Your visit to Rome’s world-famous Colosseum is about to get even more spectacular: the underground section, where gladiators waited and wild animals were kept before being lifted up to the arena, has been fully reopened to the public, after a two-year complex renovation work.
While a part of the Colosseum’s underground spaces, also known as hypogeum, were already accessible to the public (although not part of the regular ticket), a whole new section that includes a walkway 160 meters (530 feet) long is now open. It will allow visitors to see some of what were originally 15 corridors that made up the underground levels, and also to picture this enormous backstage, with the mobile platforms and wooden elevators that were used to pull up to stage gladiators and animals.
“This startling new view of the hypogeum is testimony to all that happened under the amphitheater's great arena from its inauguration in 80 AD up to the last spectacle in 523 AD,” said Colosseum director Alfonsina Russo. “It is a monument inside the monument, now viewable on a 160-meter snaking walkway.”
A team of 80 among engineers, surveyors, construction workers, architects, and archaeologists worked on the renovation.
During the centuries when the Colosseum was in use, spectators were forbidden from venturing below stage level. The area, once covered by a wooden floor, was dark and smelly and served as the amphitheater’s backstage.

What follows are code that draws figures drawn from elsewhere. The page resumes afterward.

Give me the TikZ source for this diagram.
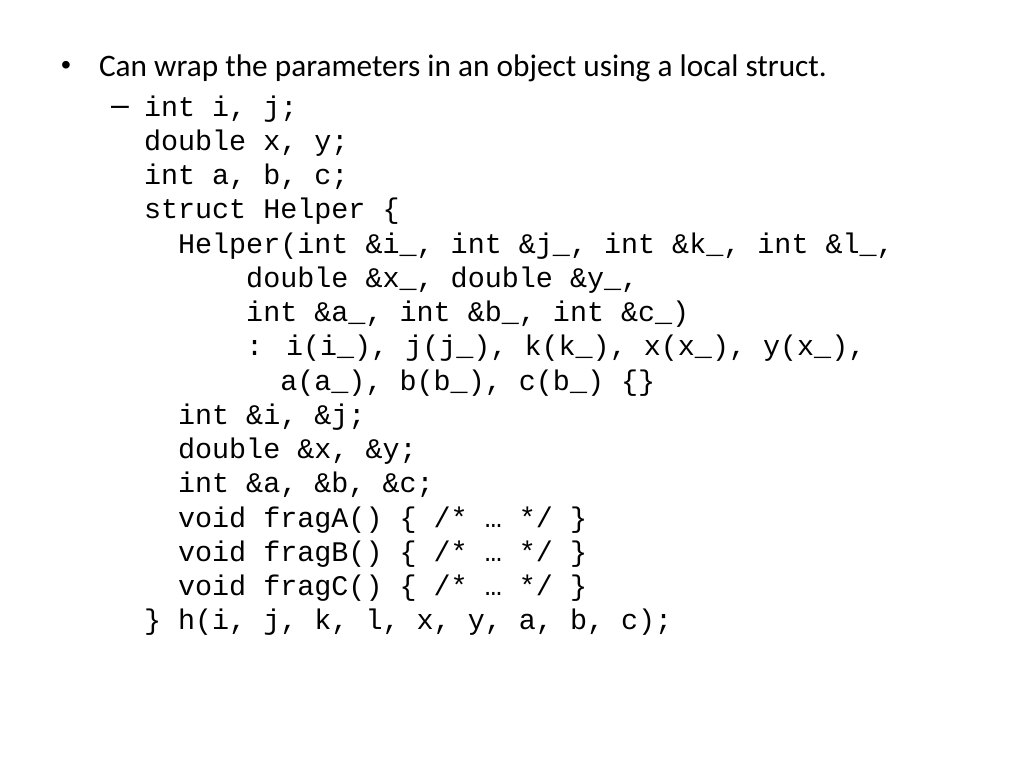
\documentclass[tikz,border=0pt]{standalone}
\usepackage{fontspec}
\setmainfont{Carlito}
\newfontfamily\codefont{Liberation Mono}
\newfontfamily\arialfont{Liberation Sans}
\begin{document}
\begin{tikzpicture}[x=1bp,y=-1bp,
  txt/.style={anchor=base west,inner sep=0pt,outer sep=0pt,font=\fontsize{31.3bp}{38bp}\selectfont},
  mark glyph/.style={anchor=base west,inner sep=0pt,outer sep=0pt,font=\arialfont\fontsize{28bp}{34bp}\selectfont},
  code/.style={anchor=base west,inner sep=0pt,outer sep=0pt,font=\codefont\fontsize{28.4bp}{34bp}\selectfont}]
\useasboundingbox[fill=white] (0,0) rectangle (1024,768);
\def\cw{17.04}
\def\xo{144}
\node[mark glyph] (bul) at (61,75) {•};
\node[txt] (t0) at (99,77) {Can wrap the parameters in an object using a local struct.};
\node[mark glyph,font=\arialfont\fontsize{32bp}{38bp}\selectfont] (dash) at (111,115.5) {–};
\node[code] (l1) at (\xo,116) {int i, j;};
\node[code] (l2) at (\xo,150.25) {double x, y;};
\node[code] (l3) at (\xo,184.5) {int a, b, c;};
\node[code] (l4) at (\xo,218.75) {struct Helper \{};
\node[code] (l5) at (\xo+2*\cw,253) {Helper(int \&i\_, int \&j\_, int \&k\_, int \&l\_,};
\node[code] (l6) at (\xo+6*\cw,287.25) {double \&x\_, double \&y\_,};
\node[code] (l7) at (\xo+6*\cw,321.5) {int \&a\_, int \&b\_, int \&c\_)};
\node[code] (l8) at (\xo+6*\cw,355.75) {: i(i\_), j(j\_), k(k\_), x(x\_), y(x\_),};
\node[code] (l9) at (\xo+8*\cw,390) {a(a\_), b(b\_), c(b\_) \{\}};
\node[code] (l10) at (\xo+2*\cw,424.25) {int \&i, \&j;};
\node[code] (l11) at (\xo+2*\cw,458.5) {double \&x, \&y;};
\node[code] (l12) at (\xo+2*\cw,492.75) {int \&a, \&b, \&c;};
\node[code] (l13) at (\xo+2*\cw,527) {void fragA() \{ /* … */ \}};
\node[code] (l14) at (\xo+2*\cw,561.25) {void fragB() \{ /* … */ \}};
\node[code] (l15) at (\xo+2*\cw,595.5) {void fragC() \{ /* … */ \}};
\node[code] (l16) at (\xo,629.75) {\} h(i, j, k, l, x, y, a, b, c);};
\end{tikzpicture}
\end{document}
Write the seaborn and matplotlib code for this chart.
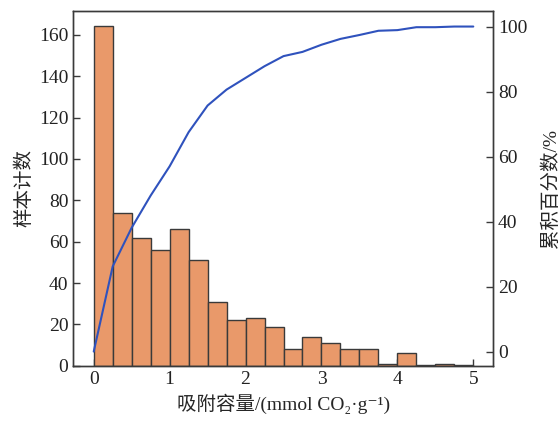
import numpy as np
import matplotlib
matplotlib.use("Agg")
import matplotlib.pyplot as plt
import seaborn as sns

# ─────────────────────────────────────────────
# DATA
# ─────────────────────────────────────────────
bin_edges = [0.0, 0.25, 0.5, 0.75, 1.0, 1.25, 1.5, 1.75, 2.0, 2.25, 2.5,
             2.75, 3.0, 3.25, 3.5, 3.75, 4.0, 4.25, 4.5, 4.75, 5.0]
counts = [164, 74, 62, 56, 66, 51, 31, 22, 23, 19,
          8, 14, 11, 8, 8, 1, 6, 0.4, 1, 0.4]
cum_pct = [0.0, 26.2, 38.1, 48.0, 57.0, 67.5, 75.7, 80.6, 84.2, 87.8, 90.9,
           92.2, 94.4, 96.2, 97.4, 98.7, 98.9, 99.8, 99.8, 100.0, 100.0]

x_ticks = [0, 1, 2, 3, 4, 5]
left_ticks = [0, 20, 40, 60, 80, 100, 120, 140, 160]
right_ticks = [0, 20, 40, 60, 80, 100]

xlabel = "吸附容量/(mmol CO₂·g⁻¹)"
ylabel_left = "样本计数"
ylabel_right = "累积百分数/%"

# ─────────────────────────────────────────────
# STYLE
# ─────────────────────────────────────────────
sns.set_theme(style="ticks")
plt.rcParams["font.family"] = ["Liberation Serif", "Noto Sans CJK SC", "DejaVu Serif"]
plt.rcParams["axes.edgecolor"] = "#3a3a3a"
plt.rcParams["axes.linewidth"] = 1.0

bar_color = "#E9996A"
line_color = "#2F52BD"
fs = 14

fig = plt.figure(figsize=(5.59, 4.21), dpi=100)
ax = fig.add_axes([0.131, 0.131, 0.751, 0.843])

centers = [(a + b) / 2 for a, b in zip(bin_edges[:-1], bin_edges[1:])]
sns.histplot(x=centers, weights=counts, bins=bin_edges, ax=ax,
             color=bar_color, alpha=1, edgecolor="#3a3a3a", linewidth=1.0)

ax.set_xlim(-0.27, 5.26)
ax.set_ylim(0, 171.5)
ax.set_xticks(x_ticks)
ax.set_yticks(left_ticks)
ax.set_xlabel(xlabel, fontsize=fs, labelpad=4)
ax.set_ylabel(ylabel_left, fontsize=fs)
ax.tick_params(direction="in", length=5, width=1.0, labelsize=fs,
               color="#3a3a3a", labelcolor="#222222")

ax2 = ax.twinx()
sns.lineplot(x=bin_edges, y=cum_pct, ax=ax2, color=line_color, linewidth=1.5)
ax2.set_ylim(-4.4, 104.8)
ax2.set_yticks(right_ticks)
ax2.set_ylabel(ylabel_right, fontsize=fs, labelpad=10)
ax2.tick_params(direction="in", length=5, width=1.0, labelsize=fs,
                color="#3a3a3a", labelcolor="#222222")

fig.savefig("out.png", dpi=100)
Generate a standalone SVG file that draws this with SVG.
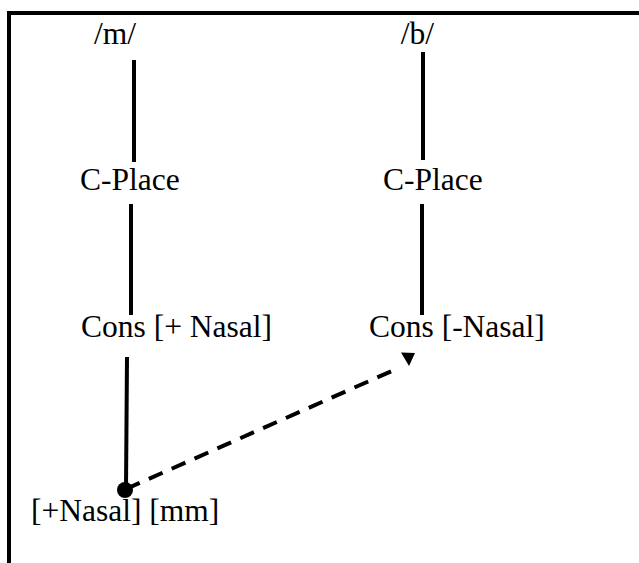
<svg xmlns="http://www.w3.org/2000/svg" width="639" height="563" viewBox="0 0 639 563">
  <style>
    text { font-family: 'Liberation Serif', 'Times New Roman', serif; font-size: 31.5px; fill: #000; }
    .edge { stroke: #000; stroke-width: 4; fill: none; }
    .dash { stroke: #000; stroke-width: 4; fill: none; stroke-dasharray: 15 10; }
  </style>
  <rect width="639" height="563" fill="#fff"/>
  <!-- frame: only top and left edges fall inside the canvas -->
  <rect x="9" y="13" width="700" height="620" fill="none" stroke="#000" stroke-width="4"/>

  <g id="connectors">
    <line class="edge" x1="134" y1="60" x2="134" y2="162"/>
    <line class="edge" x1="423" y1="52" x2="423" y2="160"/>
    <line class="edge" x1="131" y1="204" x2="131" y2="315"/>
    <line class="edge" x1="422" y1="204" x2="422" y2="315"/>
    <line class="edge" x1="127" y1="357" x2="126" y2="489"/>
    <line class="dash" x1="126" y1="489" x2="394" y2="370"/>
    <circle cx="125" cy="490" r="8" fill="#000"/>
    <polygon points="401,352.5 415,353 409,366" fill="#000"/>
  </g>

  <g id="m"><text x="115" y="44" text-anchor="middle">/m/</text></g>
  <g id="b"><text x="417.5" y="44" text-anchor="middle">/b/</text></g>
  <g id="cplace-m"><text x="80" y="190">C-Place</text></g>
  <g id="cplace-b"><text x="383" y="190">C-Place</text></g>
  <g id="cons-m"><text x="81" y="337">Cons [+ Nasal]</text></g>
  <g id="cons-b"><text x="369" y="337">Cons [-Nasal]</text></g>
  <g id="nasal-mm"><text x="31" y="521">[+Nasal] [mm]</text></g>
</svg>
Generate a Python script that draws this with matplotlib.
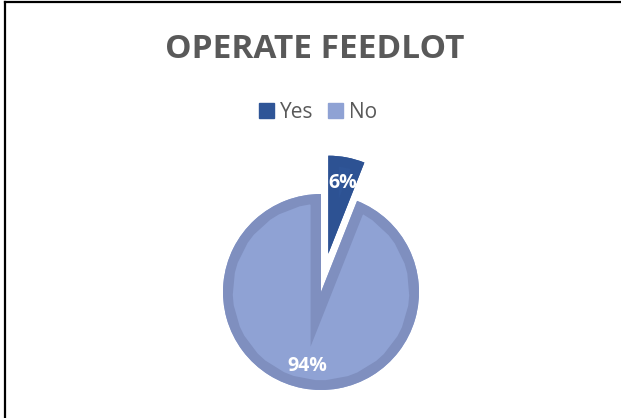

The announcement relating to the Colosseum’s new underground level was made by Italy’s Culture Minister Dario Franceschini at the end of June. Businessman Diego della Valle, the founder of luxury shoe company Tod’s, was present; he financed this restoration as well as a previous multi-million euro restoration that cleaned centuries of dirt from the monument’s surfaces.
Recently, Culture Minister Dario Franceschini also announced a controversial project to build a lightweight retractable arena floor in the Colosseum.